If that’s not bad enough, I have to compensate for your “slip” factor.  It’s snowy, it’s slushy and it’s slippery.  These are not ideal walking conditions as it is and then I get stuck behind you, and you’re walking slowly, and I know this because if you are the type to carry an umbrella in the snow then you are the type to walk more slowly than is called for, and you will do one of two things: either A) the stop-short causing me to dodge the pokey thing once again and walk around you while you decide which is the least snowy path (channel Frost here people, just pick a path) or B) you slip.
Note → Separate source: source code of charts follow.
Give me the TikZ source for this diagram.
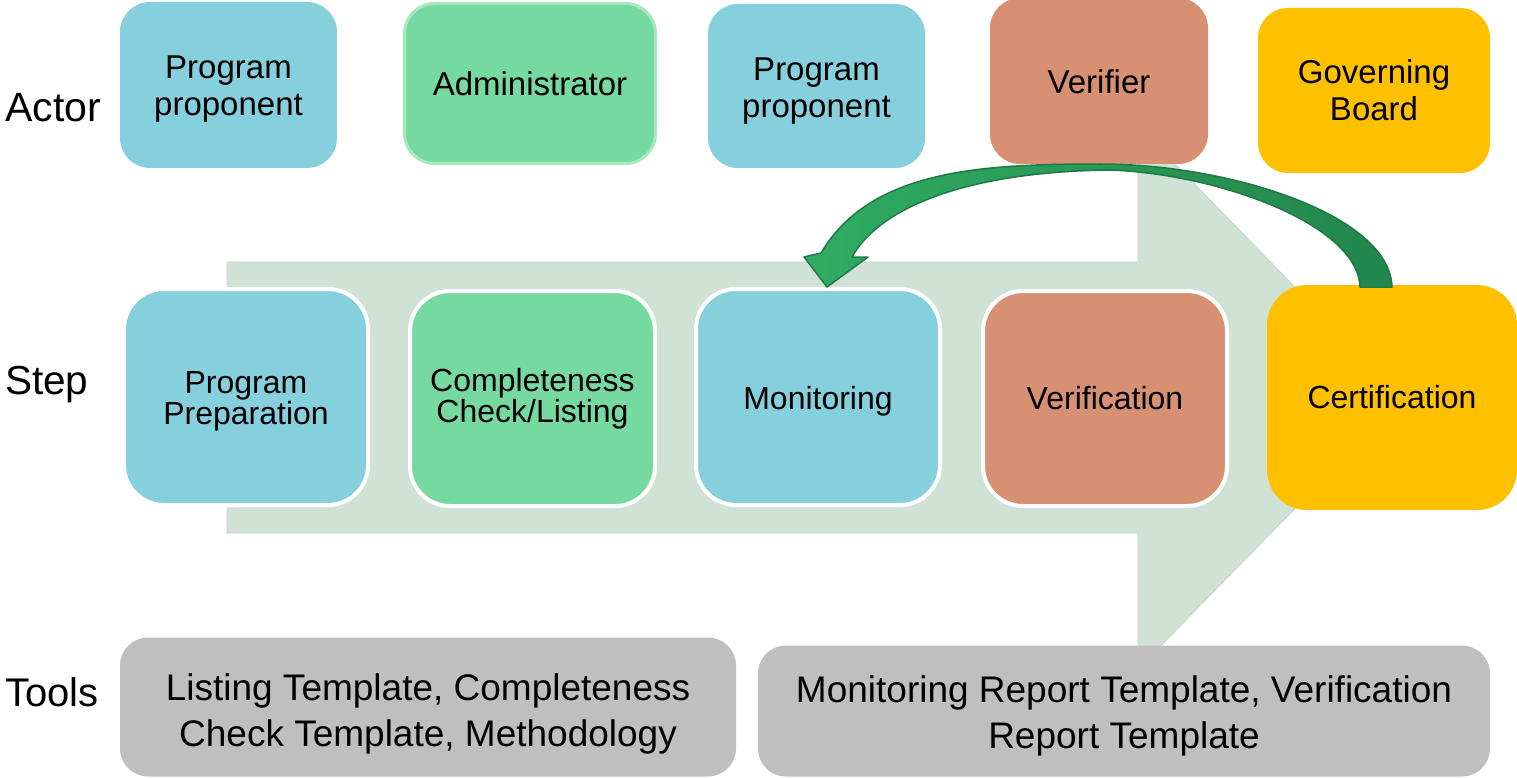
\documentclass[tikz,border=0pt]{standalone}
\usepackage{fontspec}
\setmainfont{Liberation Sans}
\definecolor{cblue}{HTML}{86CFDC}
\definecolor{cgreen}{HTML}{76D9A0}
\definecolor{cgreenb}{HTML}{A6E8C0}
\definecolor{csalmon}{HTML}{D79172}
\definecolor{cyellow}{HTML}{FFC000}
\definecolor{cgray}{HTML}{BFBFBF}
\definecolor{cbg}{HTML}{CFE2D5}
\definecolor{cbgline}{HTML}{C3D4C8}
\definecolor{agreen}{HTML}{2FAC63}
\definecolor{agreendk}{HTML}{22864B}
\definecolor{aline}{HTML}{1E7A44}
\begin{document}
\begin{tikzpicture}[x=1pt,y=-1pt,
  actorbox/.style={rounded corners=30pt, inner sep=0pt},
  actortext/.style={align=center, inner sep=0pt, font=\fontsize{33}{37}\selectfont},
  stepbox/.style={rounded corners=40pt, inner sep=0pt, draw=white, line width=4pt},
  steptext/.style={align=center, inner sep=0pt, font=\fontsize{32}{31}\selectfont},
  toolbox/.style={rounded corners=28pt, inner sep=0pt, fill=cgray},
  tooltext/.style={align=center, inner sep=0pt, font=\fontsize{37}{46}\selectfont},
  rowlabel/.style={anchor=base west, inner sep=0pt}]
\useasboundingbox (0,0) rectangle (1517,778);

% big background arrow
\filldraw[fill=cbg, draw=cbgline, line width=0.8pt]
  (227,262) -- (1138,262) -- (1138,126) -- (1403,398) -- (1138,669) -- (1138,533) -- (227,533) -- cycle;

% row labels
\node[rowlabel, font=\fontsize{41}{41}\selectfont] (lactor) at (5,122) {Actor};
\node[rowlabel, font=\fontsize{40.5}{41}\selectfont] (lstep) at (5,394) {Step};
\node[rowlabel, font=\fontsize{40}{41}\selectfont] (ltools) at (5,706) {Tools};

% actors
\node[actorbox, fill=cblue, minimum width=217pt, minimum height=166pt] (a1) at (228.5,85) {};
\node[actorbox, fill=cgreen, draw=cgreenb, line width=3pt, minimum width=251pt, minimum height=160pt] (a2) at (530,83.5) {};
\node[actorbox, fill=cblue, minimum width=217pt, minimum height=164pt] (a3) at (816.5,86) {};
\node[actorbox, fill=csalmon, minimum width=218pt, minimum height=166pt] (a4) at (1099,81) {};
\node[actorbox, fill=cyellow, minimum width=232pt, minimum height=165pt] (a5) at (1374,90.5) {};
\node[actortext] (a1t) at ([yshift=-4pt]a1.center) {Program\\proponent};
\node[actortext] (a2t) at (a2.center) {Administrator};
\node[actortext] (a3t) at ([yshift=-5pt]a3.center) {Program\\proponent};
\node[actortext] (a4t) at ([yshift=-1pt]a4.center) {Verifier};
\node[actortext] (a5t) at (a5.center) {Governing\\Board};

% steps
\node[stepbox, fill=cblue, minimum width=244pt, minimum height=216pt] (s1) at (246,397) {};
\node[stepbox, fill=cgreen, minimum width=245pt, minimum height=215pt] (s2) at (532.5,398.5) {};
\node[stepbox, fill=cblue, minimum width=244pt, minimum height=216pt] (s3) at (818,397) {};
\node[stepbox, fill=csalmon, minimum width=244pt, minimum height=215pt] (s4) at (1105,398.5) {};
\node[stepbox, draw=none, fill=cyellow, minimum width=250pt, minimum height=225pt] (s5) at (1392,397.5) {};
\node[steptext] (s1t) at ([yshift=-4.5pt]s1.center) {Program\\Preparation};
\node[steptext] (s2t) at ([yshift=-0.5pt]s2.center) {Completeness\\Check/Listing};
\node[steptext] (s3t) at ([yshift=-4pt]s3.center) {Monitoring};
\node[steptext] (s4t) at (s4.center) {Verification};
\node[steptext] (s5t) at (s5.center) {Certification};

% tools
\node[toolbox, minimum width=616pt, minimum height=139pt] (t1) at (428,707) {};
\node[toolbox, minimum width=732pt, minimum height=131pt] (t2) at (1124,711) {};
\node[tooltext] (t1t) at ([yshift=-6.5pt]t1.center) {Listing Template, Completeness\\Check Template, Methodology};
\node[tooltext] (t2t) at ([yshift=-4.5pt]t2.center) {Monitoring Report Template, Verification\\Report Template};

% curved green arrow from Certification back to Monitoring
\path[draw=aline, line width=1.5pt, left color=agreen, right color=agreendk, line join=round]
  (1392,287) .. controls (1390,215) and (1230,164) .. (1100,164)
  .. controls (980,164) and (870,170) .. (821,253)
  -- (804,257) -- (827,287) -- (868,257) -- (852,257)
  .. controls (875,215) and (950,172) .. (1110,170)
  .. controls (1220,174) and (1358,225) .. (1360,287) -- cycle;
\end{tikzpicture}
\end{document}
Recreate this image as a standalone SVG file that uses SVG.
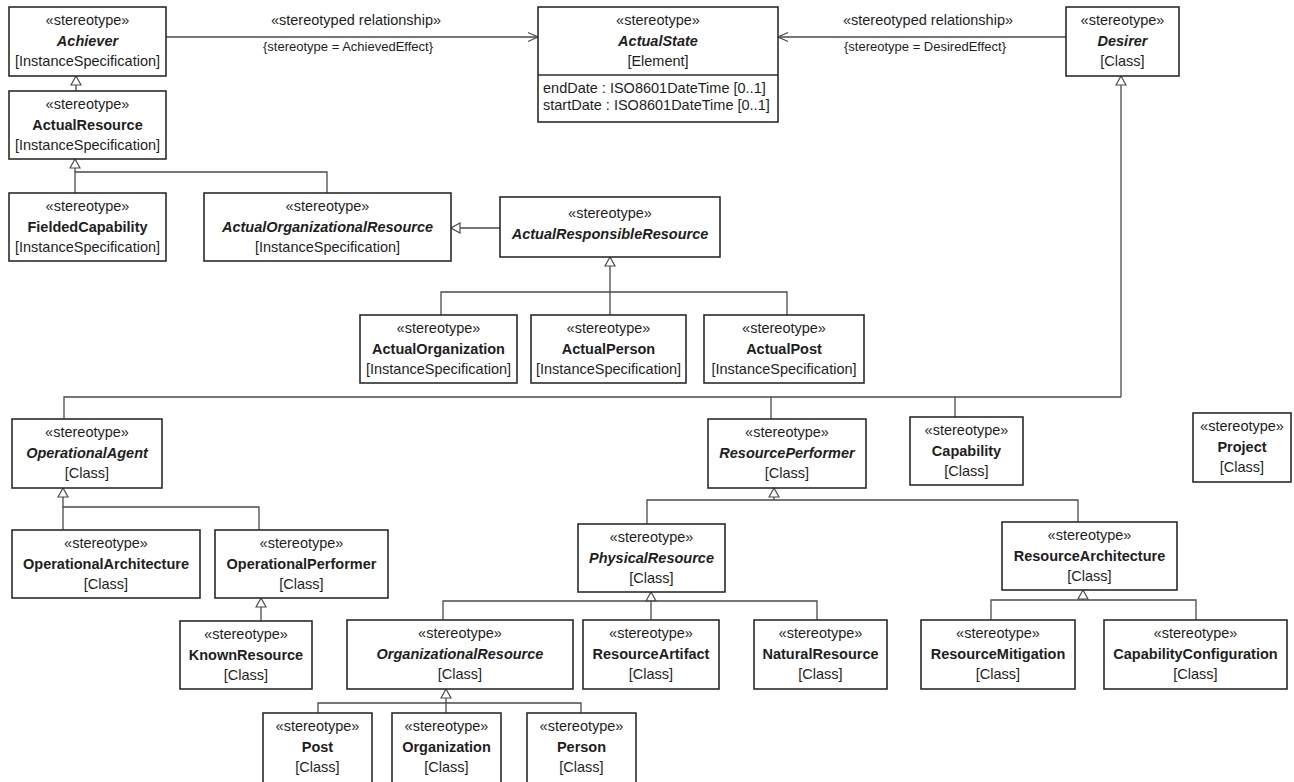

God forbid you slip, because that umbrella will take on a life of its own and it’s anyone’s guess where it will end up.  Will you throw it?  Will you try to hook it on something, something that is hopefully not me, to save your fall?  Will you jab it at me in the hopes that I will catch it, again, saving your stupid toosh from snowy peril?  No one knows and therefore no one is safe.  Not me, and certainly not you, because let me tell you, nothing could make me more angry on a snow day than trying to go sledding (ah to live somewhere again where I could actually go sledding…) and winding up with an umbrella jammed somewhere in my cranial region.  Should that happen you can expect that favor will be returned, but most likely not in a direct “eye for an eye” sense.

So I’m just asking this one tiny favor on behalf of pedestrians everywhere.  Leave your umbrellas at home and save them for spring.  Pull out a nice little hat and a scarf and brave the weather like the rest of us, with icicle hair and weakened immune systems.